Appeals from judgments entered after a jury trial in the United States District Court for the Southern District of New York, Robert L. Carter, Judge, convicting appellants of conspiracy, mail fraud, wire fraud, obstruction of justice and false declaration. Affirmed.

Before Oakes and Meskill, Circuit Judges, and Blumenfeld, District Judge.*fn*

Author: Meskill

James F. O'Connor and Bernard J. Coven appeal from judgments of the United States District Court for the Southern District of New York, Carter, J., entered after a trial by jury convicting each of one count of conspiracy, 18 U.S.C. § 371 (1976); eight counts of mail fraud, 18 U.S.C. §§ 1341-42 (1976); one count of wire fraud, 18 U.S.C. §§ 1342-43 (1976); and one count of obstruction of justice, 18 U.S.C. § 1503 (Supp. III 1979). In addition, Coven was convicted of one count, and O'Connor of two counts of false declaration, 18 U.S.C. § 1623 (1976 & Supp. III 1979). The district court sentenced both appellants to ten years imprisonment*fn1 and imposed the maximum committed fine as to each count, totalling $34,000 as to Coven and $44,000 as to O'Connor. We affirm.
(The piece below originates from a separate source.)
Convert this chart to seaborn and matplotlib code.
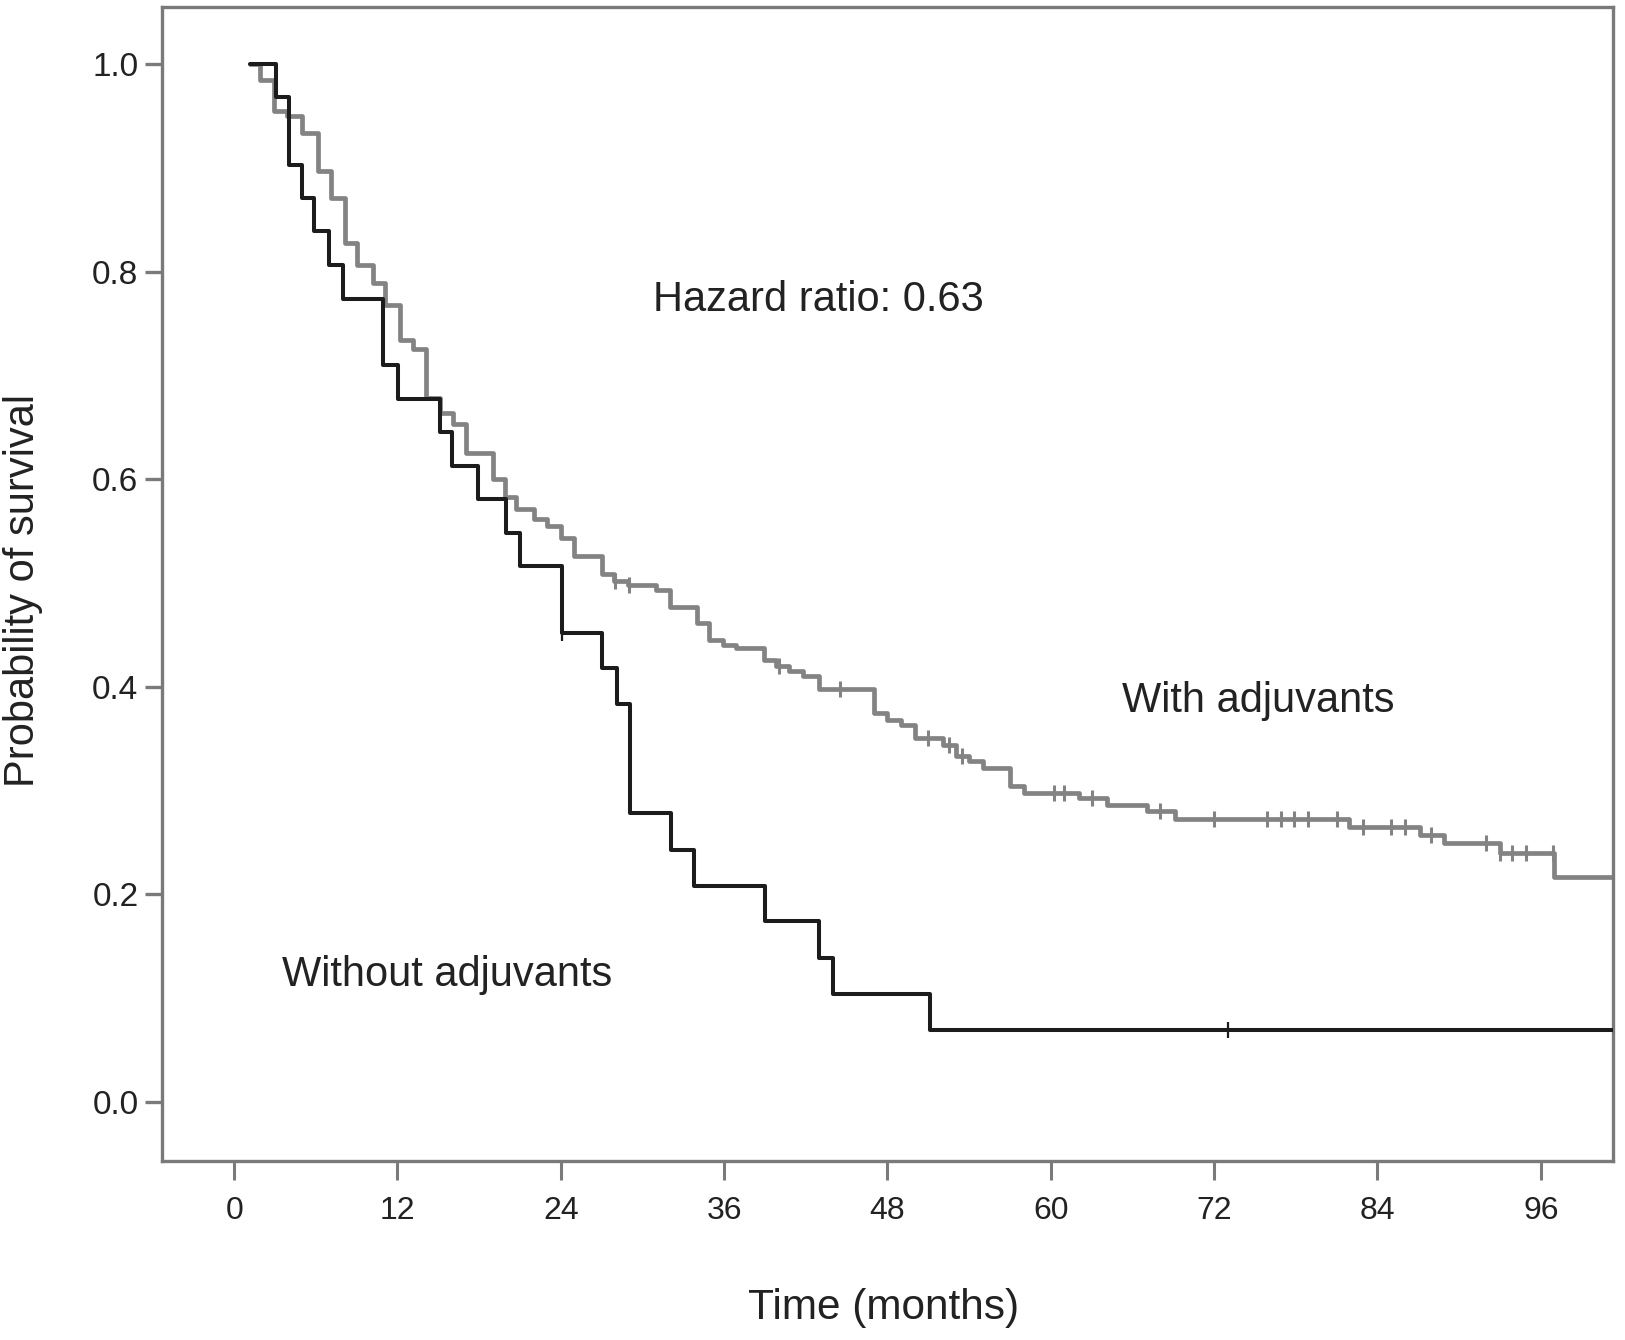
import numpy as np
import pandas as pd
import matplotlib
matplotlib.use("Agg")
import matplotlib.pyplot as plt
import seaborn as sns

# Kaplan-Meier steps (months, survival probability)
without_t = [1.15, 3.1, 4.0, 4.95, 5.9, 7.0, 8.0, 10.94, 12.05, 15.1, 15.97, 17.9,
             20.0, 21.0, 24.05, 27.0, 28.1, 29.1, 32.1, 33.8, 39.0, 43.0, 43.96,
             51.1, 101.3]
without_s = [1.0, 0.968, 0.903, 0.871, 0.839, 0.806, 0.774, 0.710, 0.677, 0.645,
             0.613, 0.581, 0.548, 0.516, 0.452, 0.418, 0.383, 0.278, 0.243, 0.208,
             0.174, 0.139, 0.104, 0.069, 0.069]
without_cens = [24.05, 73.0]

with_t = [1.15, 1.9, 2.9, 3.85, 5.0, 6.17, 7.15, 8.13, 9.0, 10.2, 11.07, 12.17,
          13.15, 14.13, 15.1, 16.1, 17.07, 19.0, 19.9, 20.7, 22.0, 23.0, 24.0,
          25.0, 27.0, 27.9, 28.9, 31.0, 32.0, 34.0, 34.9, 35.9, 36.9, 38.9, 39.8,
          40.8, 41.8, 43.0, 47.0, 48.0, 49.0, 50.0, 52.1, 53.0, 54.0, 55.0, 57.0,
          58.0, 62.1, 64.1, 67.1, 69.1, 81.9, 87.1, 88.9, 93.0, 97.0, 101.3]
with_s = [1.0, 0.985, 0.955, 0.950, 0.934, 0.897, 0.871, 0.828, 0.806, 0.789,
          0.768, 0.734, 0.725, 0.678, 0.664, 0.653, 0.625, 0.600, 0.583, 0.571,
          0.562, 0.555, 0.543, 0.526, 0.509, 0.502, 0.498, 0.493, 0.477, 0.461,
          0.445, 0.440, 0.437, 0.426, 0.420, 0.415, 0.410, 0.398, 0.375, 0.368,
          0.363, 0.351, 0.344, 0.333, 0.328, 0.322, 0.304, 0.298, 0.293, 0.286,
          0.280, 0.273, 0.265, 0.257, 0.249, 0.240, 0.217, 0.217]
with_cens = [28.0, 29.0, 40.0, 44.5, 51.0, 52.5, 53.5, 60.2, 61.0, 63.0, 68.0,
             72.0, 75.9, 76.9, 77.9, 78.9, 81.0, 82.9, 85.0, 86.0, 87.9, 92.0,
             93.0, 93.9, 94.9, 96.9]

x_ticks = [0, 12, 24, 36, 48, 60, 72, 84, 96]
y_ticks = [0.0, 0.2, 0.4, 0.6, 0.8, 1.0]

GRAY_LINE = "#838383"
DARK_LINE = "#1c1c1c"
FRAME = "#7a7a7a"
TEXT = "#222222"


def surv_at(times, surv, t):
    # value of the step function at time t
    idx = np.searchsorted(times, t, side="right") - 1
    return np.asarray(surv)[idx]


sns.set_style("white")
plt.rcParams["font.family"] = ["Liberation Sans", "DejaVu Sans"]

fig = plt.figure(figsize=(16.25, 13.4), dpi=100)
ax = fig.add_axes([0.0997, 0.1336, 0.8929, 0.8612])

df_with = pd.DataFrame({"t": with_t, "s": with_s})
df_without = pd.DataFrame({"t": without_t, "s": without_s})

sns.lineplot(data=df_with, x="t", y="s", drawstyle="steps-post", color=GRAY_LINE,
             linewidth=3.4, estimator=None, sort=False, ax=ax, zorder=2)
sns.lineplot(data=df_without, x="t", y="s", drawstyle="steps-post", color=DARK_LINE,
             linewidth=2.9, estimator=None, sort=False, ax=ax, zorder=3)

cw = pd.DataFrame({"t": with_cens, "s": surv_at(with_t, with_s, with_cens)})
cwo = pd.DataFrame({"t": without_cens, "s": surv_at(without_t, without_s, without_cens)})
sns.scatterplot(data=cw, x="t", y="s", marker="|", s=120, color=GRAY_LINE,
                linewidth=2.2, ax=ax, zorder=2)
sns.scatterplot(data=cwo, x="t", y="s", marker="|", s=120, color=DARK_LINE,
                linewidth=1.6, ax=ax, zorder=3)

ax.text(30.8, 0.773, "Hazard ratio: 0.63", fontsize=30, color=TEXT, va="center")
ax.text(65.2, 0.386, "With adjuvants", fontsize=30, color=TEXT, va="center")
ax.text(3.5, 0.122, "Without adjuvants", fontsize=30, color=TEXT, va="center")

ax.set_xlim(-5.3, 101.3)
ax.set_ylim(-0.057, 1.055)
ax.set_xticks(x_ticks)
ax.set_yticks(y_ticks)
ax.set_xticklabels([str(v) for v in x_ticks])
ax.set_yticklabels([f"{v:.1f}" for v in y_ticks])

for sp in ax.spines.values():
    sp.set_visible(True)
    sp.set_color(FRAME)
    sp.set_linewidth(2.4)

ax.tick_params(axis="x", direction="out", length=14, width=2.2, color=FRAME,
               labelsize=23, labelcolor=TEXT, pad=11, bottom=True)
ax.tick_params(axis="y", direction="out", length=12, width=2.4, color=FRAME,
               labelsize=24, labelcolor=TEXT, pad=5, left=True)

ax.set_xlabel("")
ax.set_ylabel("")
fig.text(0.544, 0.024, "Time (months)", fontsize=30.5, color=TEXT, ha="center", va="center")
fig.text(0.014, 0.559, "Probability of survival", fontsize=30, color=TEXT,
         ha="center", va="center", rotation=90)

fig.savefig("out.png", dpi=100, facecolor="white")
plt.close(fig)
Coven and O'Connor owned beneficial interests in Euro-Swiss International Corporation ("Euro-Swiss"), a company which sold commodities contracts to retail operations which in turn sold similar contracts to the public. Coven, an attorney, was counsel to Euro-Swiss. The company operated out of Coven's New York law offices.

Euro-Swiss sold "deferred delivery" contracts for various commodities such as gold, silver and currencies. While these contracts gave the purchaser the right to obtain delivery of a particular commodity at a set price on a specified date, delivery was rarely, if ever, demanded. Instead, Euro-Swiss would liquidate the contracts by paying to the purchaser the equity value the excess of the market price of the commodity over the contract price on the date set for delivery. Thus, if the market price of the commodity exceeded the contract price on the delivery date, the contract would yield a profit to the purchaser. If the market price on the delivery date was lower than the contract price, the purchaser simply would forgo his option to exercise his rights under the contract and the value paid for the contract would be profit to the seller.

Morgan Harris & Scott, Ltd. ("MHS"), and later, Harrison Prescott, Inc. ("HP") were major customers of Euro-Swiss. These companies, both owned and operated by one Earl Wilt, were so-called "boiler room" operations which used high pressure telephone sales and other tactics to induce the public to purchase contracts for the deferred delivery of commodities.*fn2 MHS and HP "covered" these "retail" contracts by purchasing similar "wholesale" contracts from Euro-Swiss.

In early August 1979, the United States Postal Inspectors executed a warrant to search the premises of MHS and HP, seizing the companies' books and records and effectively shutting them down. Later that month, the Commodity Futures Trading Commission ("CFTC") filed a complaint seeking to enjoin MHS and HP from conducting further business and to have a receiver appointed. District Judge Constance B. Motley appointed Steven J. Glusband as receiver on September 28, 1979.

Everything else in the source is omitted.